* [COLLECTED DATA]:
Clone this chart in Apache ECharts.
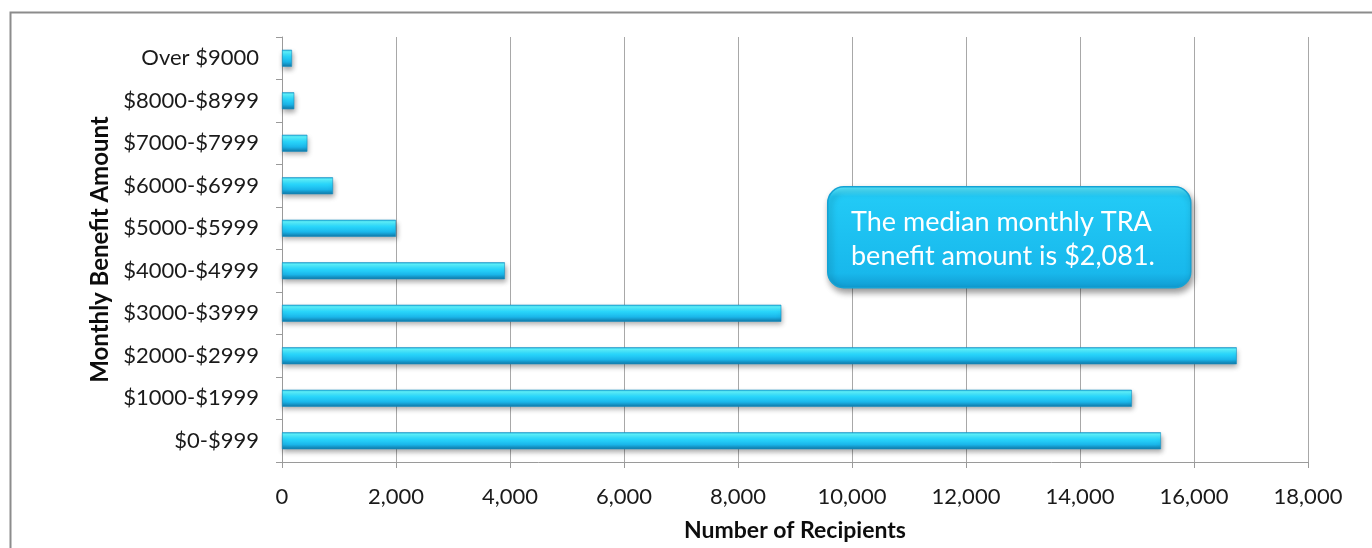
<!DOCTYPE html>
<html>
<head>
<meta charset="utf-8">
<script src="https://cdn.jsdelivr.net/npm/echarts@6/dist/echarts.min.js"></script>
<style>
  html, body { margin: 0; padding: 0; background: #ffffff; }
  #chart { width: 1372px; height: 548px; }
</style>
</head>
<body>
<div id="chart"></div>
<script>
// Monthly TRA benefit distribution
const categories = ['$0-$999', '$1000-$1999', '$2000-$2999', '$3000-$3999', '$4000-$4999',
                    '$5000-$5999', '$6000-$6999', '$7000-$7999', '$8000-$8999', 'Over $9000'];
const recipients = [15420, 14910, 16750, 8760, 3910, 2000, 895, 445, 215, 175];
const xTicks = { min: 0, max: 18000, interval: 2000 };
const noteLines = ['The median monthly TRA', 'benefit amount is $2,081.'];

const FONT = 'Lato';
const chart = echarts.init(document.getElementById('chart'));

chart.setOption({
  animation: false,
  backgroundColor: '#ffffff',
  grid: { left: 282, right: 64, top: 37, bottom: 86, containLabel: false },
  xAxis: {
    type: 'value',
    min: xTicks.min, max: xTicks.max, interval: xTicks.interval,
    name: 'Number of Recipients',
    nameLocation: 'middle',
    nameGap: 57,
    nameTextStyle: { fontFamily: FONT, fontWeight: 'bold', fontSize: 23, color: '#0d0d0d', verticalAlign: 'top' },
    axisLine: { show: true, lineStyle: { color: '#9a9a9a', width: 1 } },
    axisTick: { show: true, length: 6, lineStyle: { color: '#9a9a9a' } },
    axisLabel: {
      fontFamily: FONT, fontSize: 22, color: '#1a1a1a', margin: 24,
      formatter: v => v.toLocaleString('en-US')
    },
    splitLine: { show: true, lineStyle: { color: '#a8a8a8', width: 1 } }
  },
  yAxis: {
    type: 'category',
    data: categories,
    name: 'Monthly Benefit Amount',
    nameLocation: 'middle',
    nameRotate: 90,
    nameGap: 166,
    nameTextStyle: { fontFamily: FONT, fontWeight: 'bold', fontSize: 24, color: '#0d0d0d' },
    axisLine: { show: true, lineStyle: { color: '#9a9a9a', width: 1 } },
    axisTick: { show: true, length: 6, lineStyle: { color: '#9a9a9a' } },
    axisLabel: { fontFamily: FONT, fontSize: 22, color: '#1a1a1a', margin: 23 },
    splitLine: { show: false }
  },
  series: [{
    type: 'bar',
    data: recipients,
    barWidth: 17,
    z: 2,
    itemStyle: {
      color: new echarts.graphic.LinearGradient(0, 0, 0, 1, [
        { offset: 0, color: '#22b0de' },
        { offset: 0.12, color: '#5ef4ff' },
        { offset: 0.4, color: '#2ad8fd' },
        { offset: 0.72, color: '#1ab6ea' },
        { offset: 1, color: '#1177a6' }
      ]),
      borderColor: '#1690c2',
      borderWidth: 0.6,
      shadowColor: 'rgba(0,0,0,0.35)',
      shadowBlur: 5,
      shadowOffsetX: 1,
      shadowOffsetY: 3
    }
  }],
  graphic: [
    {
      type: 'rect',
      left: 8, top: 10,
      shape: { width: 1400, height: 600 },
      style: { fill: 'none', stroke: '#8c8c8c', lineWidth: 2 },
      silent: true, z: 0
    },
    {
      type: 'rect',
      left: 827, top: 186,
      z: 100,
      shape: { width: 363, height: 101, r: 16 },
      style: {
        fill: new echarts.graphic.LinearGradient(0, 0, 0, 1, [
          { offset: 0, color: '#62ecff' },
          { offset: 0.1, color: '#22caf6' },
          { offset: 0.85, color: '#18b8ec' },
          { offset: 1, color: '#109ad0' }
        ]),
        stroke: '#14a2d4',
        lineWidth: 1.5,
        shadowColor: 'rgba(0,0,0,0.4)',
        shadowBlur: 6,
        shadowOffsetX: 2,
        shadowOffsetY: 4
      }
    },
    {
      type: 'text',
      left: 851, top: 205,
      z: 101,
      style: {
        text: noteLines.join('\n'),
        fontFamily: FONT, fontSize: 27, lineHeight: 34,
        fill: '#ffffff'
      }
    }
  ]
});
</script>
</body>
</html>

* [GIVEN INSTRUCTION]:
Copy every line of the data word for word, omitting the images.

* [RIGHT ANSWER]:
Clone this chart in Apache ECharts.
<!DOCTYPE html>
<html>
<head>
<meta charset="utf-8">
<script src="https://cdn.jsdelivr.net/npm/echarts@6/dist/echarts.min.js"></script>
<style>
  html, body { margin: 0; padding: 0; background: #ffffff; }
  #chart { width: 1372px; height: 548px; }
</style>
</head>
<body>
<div id="chart"></div>
<script>
// Monthly TRA benefit distribution
const categories = ['$0-$999', '$1000-$1999', '$2000-$2999', '$3000-$3999', '$4000-$4999',
                    '$5000-$5999', '$6000-$6999', '$7000-$7999', '$8000-$8999', 'Over $9000'];
const recipients = [15420, 14910, 16750, 8760, 3910, 2000, 895, 445, 215, 175];
const xTicks = { min: 0, max: 18000, interval: 2000 };
const noteLines = ['The median monthly TRA', 'benefit amount is $2,081.'];

const FONT = 'Lato';
const chart = echarts.init(document.getElementById('chart'));

chart.setOption({
  animation: false,
  backgroundColor: '#ffffff',
  grid: { left: 282, right: 64, top: 37, bottom: 86, containLabel: false },
  xAxis: {
    type: 'value',
    min: xTicks.min, max: xTicks.max, interval: xTicks.interval,
    name: 'Number of Recipients',
    nameLocation: 'middle',
    nameGap: 57,
    nameTextStyle: { fontFamily: FONT, fontWeight: 'bold', fontSize: 23, color: '#0d0d0d', verticalAlign: 'top' },
    axisLine: { show: true, lineStyle: { color: '#9a9a9a', width: 1 } },
    axisTick: { show: true, length: 6, lineStyle: { color: '#9a9a9a' } },
    axisLabel: {
      fontFamily: FONT, fontSize: 22, color: '#1a1a1a', margin: 24,
      formatter: v => v.toLocaleString('en-US')
    },
    splitLine: { show: true, lineStyle: { color: '#a8a8a8', width: 1 } }
  },
  yAxis: {
    type: 'category',
    data: categories,
    name: 'Monthly Benefit Amount',
    nameLocation: 'middle',
    nameRotate: 90,
    nameGap: 166,
    nameTextStyle: { fontFamily: FONT, fontWeight: 'bold', fontSize: 24, color: '#0d0d0d' },
    axisLine: { show: true, lineStyle: { color: '#9a9a9a', width: 1 } },
    axisTick: { show: true, length: 6, lineStyle: { color: '#9a9a9a' } },
    axisLabel: { fontFamily: FONT, fontSize: 22, color: '#1a1a1a', margin: 23 },
    splitLine: { show: false }
  },
  series: [{
    type: 'bar',
    data: recipients,
    barWidth: 17,
    z: 2,
    itemStyle: {
      color: new echarts.graphic.LinearGradient(0, 0, 0, 1, [
        { offset: 0, color: '#22b0de' },
        { offset: 0.12, color: '#5ef4ff' },
        { offset: 0.4, color: '#2ad8fd' },
        { offset: 0.72, color: '#1ab6ea' },
        { offset: 1, color: '#1177a6' }
      ]),
      borderColor: '#1690c2',
      borderWidth: 0.6,
      shadowColor: 'rgba(0,0,0,0.35)',
      shadowBlur: 5,
      shadowOffsetX: 1,
      shadowOffsetY: 3
    }
  }],
  graphic: [
    {
      type: 'rect',
      left: 8, top: 10,
      shape: { width: 1400, height: 600 },
      style: { fill: 'none', stroke: '#8c8c8c', lineWidth: 2 },
      silent: true, z: 0
    },
    {
      type: 'rect',
      left: 827, top: 186,
      z: 100,
      shape: { width: 363, height: 101, r: 16 },
      style: {
        fill: new echarts.graphic.LinearGradient(0, 0, 0, 1, [
          { offset: 0, color: '#62ecff' },
          { offset: 0.1, color: '#22caf6' },
          { offset: 0.85, color: '#18b8ec' },
          { offset: 1, color: '#109ad0' }
        ]),
        stroke: '#14a2d4',
        lineWidth: 1.5,
        shadowColor: 'rgba(0,0,0,0.4)',
        shadowBlur: 6,
        shadowOffsetX: 2,
        shadowOffsetY: 4
      }
    },
    {
      type: 'text',
      left: 851, top: 205,
      z: 101,
      style: {
        text: noteLines.join('\n'),
        fontFamily: FONT, fontSize: 27, lineHeight: 34,
        fill: '#ffffff'
      }
    }
  ]
});
</script>
</body>
</html>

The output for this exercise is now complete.